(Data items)
-- Start --
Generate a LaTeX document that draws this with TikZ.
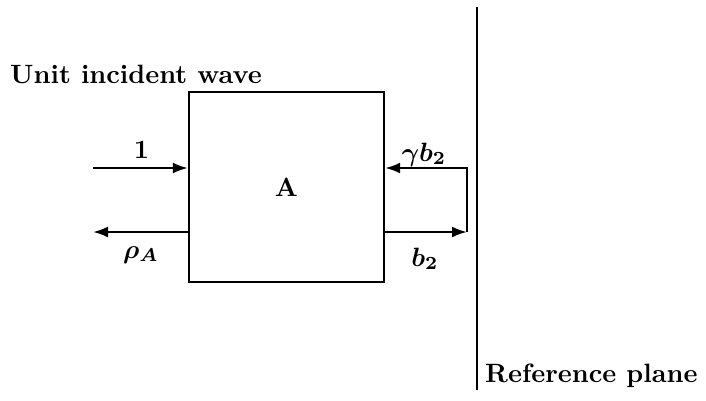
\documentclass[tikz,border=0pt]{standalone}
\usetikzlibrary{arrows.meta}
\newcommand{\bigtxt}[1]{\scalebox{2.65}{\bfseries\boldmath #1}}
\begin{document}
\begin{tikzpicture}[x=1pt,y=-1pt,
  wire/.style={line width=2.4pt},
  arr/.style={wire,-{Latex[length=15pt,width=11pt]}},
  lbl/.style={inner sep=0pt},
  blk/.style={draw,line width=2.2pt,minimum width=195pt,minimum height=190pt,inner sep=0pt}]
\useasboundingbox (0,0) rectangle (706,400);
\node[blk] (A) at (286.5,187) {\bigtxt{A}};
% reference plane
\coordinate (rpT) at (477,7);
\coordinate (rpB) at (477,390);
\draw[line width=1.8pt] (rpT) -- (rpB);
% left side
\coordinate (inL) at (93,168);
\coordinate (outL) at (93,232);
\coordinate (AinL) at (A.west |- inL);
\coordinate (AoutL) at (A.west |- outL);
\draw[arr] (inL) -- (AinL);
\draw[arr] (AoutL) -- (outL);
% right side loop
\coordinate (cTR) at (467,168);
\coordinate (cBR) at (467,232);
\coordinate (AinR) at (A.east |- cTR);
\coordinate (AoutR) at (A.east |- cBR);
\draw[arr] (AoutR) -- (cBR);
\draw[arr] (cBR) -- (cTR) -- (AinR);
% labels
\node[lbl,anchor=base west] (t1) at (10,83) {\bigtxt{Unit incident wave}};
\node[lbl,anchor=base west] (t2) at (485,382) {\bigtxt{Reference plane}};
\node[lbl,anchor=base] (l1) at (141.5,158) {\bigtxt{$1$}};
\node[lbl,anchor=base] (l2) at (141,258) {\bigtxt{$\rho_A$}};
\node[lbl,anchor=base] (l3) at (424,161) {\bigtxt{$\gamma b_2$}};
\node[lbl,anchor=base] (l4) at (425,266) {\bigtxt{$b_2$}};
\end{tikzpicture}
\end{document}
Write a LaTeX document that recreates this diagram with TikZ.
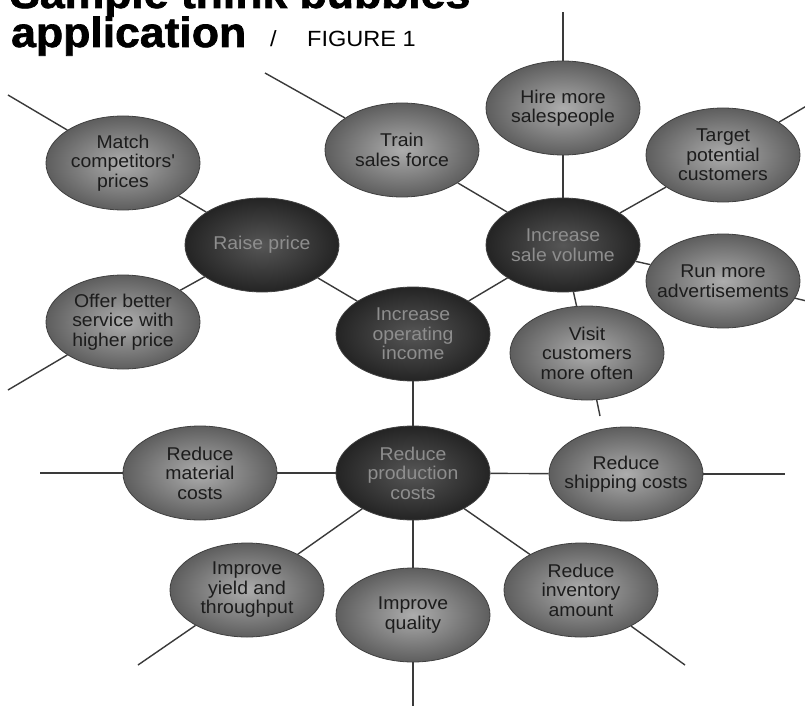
-- End --
#### [Do this]
Leave out the pictures, and give all the records again exactly.

#### [Task response]
Generate a LaTeX document that draws this with TikZ.
\documentclass[tikz,border=0pt]{standalone}
\usetikzlibrary{arrows.meta}
\newcommand{\bigtxt}[1]{\scalebox{2.65}{\bfseries\boldmath #1}}
\begin{document}
\begin{tikzpicture}[x=1pt,y=-1pt,
  wire/.style={line width=2.4pt},
  arr/.style={wire,-{Latex[length=15pt,width=11pt]}},
  lbl/.style={inner sep=0pt},
  blk/.style={draw,line width=2.2pt,minimum width=195pt,minimum height=190pt,inner sep=0pt}]
\useasboundingbox (0,0) rectangle (706,400);
\node[blk] (A) at (286.5,187) {\bigtxt{A}};
% reference plane
\coordinate (rpT) at (477,7);
\coordinate (rpB) at (477,390);
\draw[line width=1.8pt] (rpT) -- (rpB);
% left side
\coordinate (inL) at (93,168);
\coordinate (outL) at (93,232);
\coordinate (AinL) at (A.west |- inL);
\coordinate (AoutL) at (A.west |- outL);
\draw[arr] (inL) -- (AinL);
\draw[arr] (AoutL) -- (outL);
% right side loop
\coordinate (cTR) at (467,168);
\coordinate (cBR) at (467,232);
\coordinate (AinR) at (A.east |- cTR);
\coordinate (AoutR) at (A.east |- cBR);
\draw[arr] (AoutR) -- (cBR);
\draw[arr] (cBR) -- (cTR) -- (AinR);
% labels
\node[lbl,anchor=base west] (t1) at (10,83) {\bigtxt{Unit incident wave}};
\node[lbl,anchor=base west] (t2) at (485,382) {\bigtxt{Reference plane}};
\node[lbl,anchor=base] (l1) at (141.5,158) {\bigtxt{$1$}};
\node[lbl,anchor=base] (l2) at (141,258) {\bigtxt{$\rho_A$}};
\node[lbl,anchor=base] (l3) at (424,161) {\bigtxt{$\gamma b_2$}};
\node[lbl,anchor=base] (l4) at (425,266) {\bigtxt{$b_2$}};
\end{tikzpicture}
\end{document}
Write a LaTeX document that recreates this diagram with TikZ.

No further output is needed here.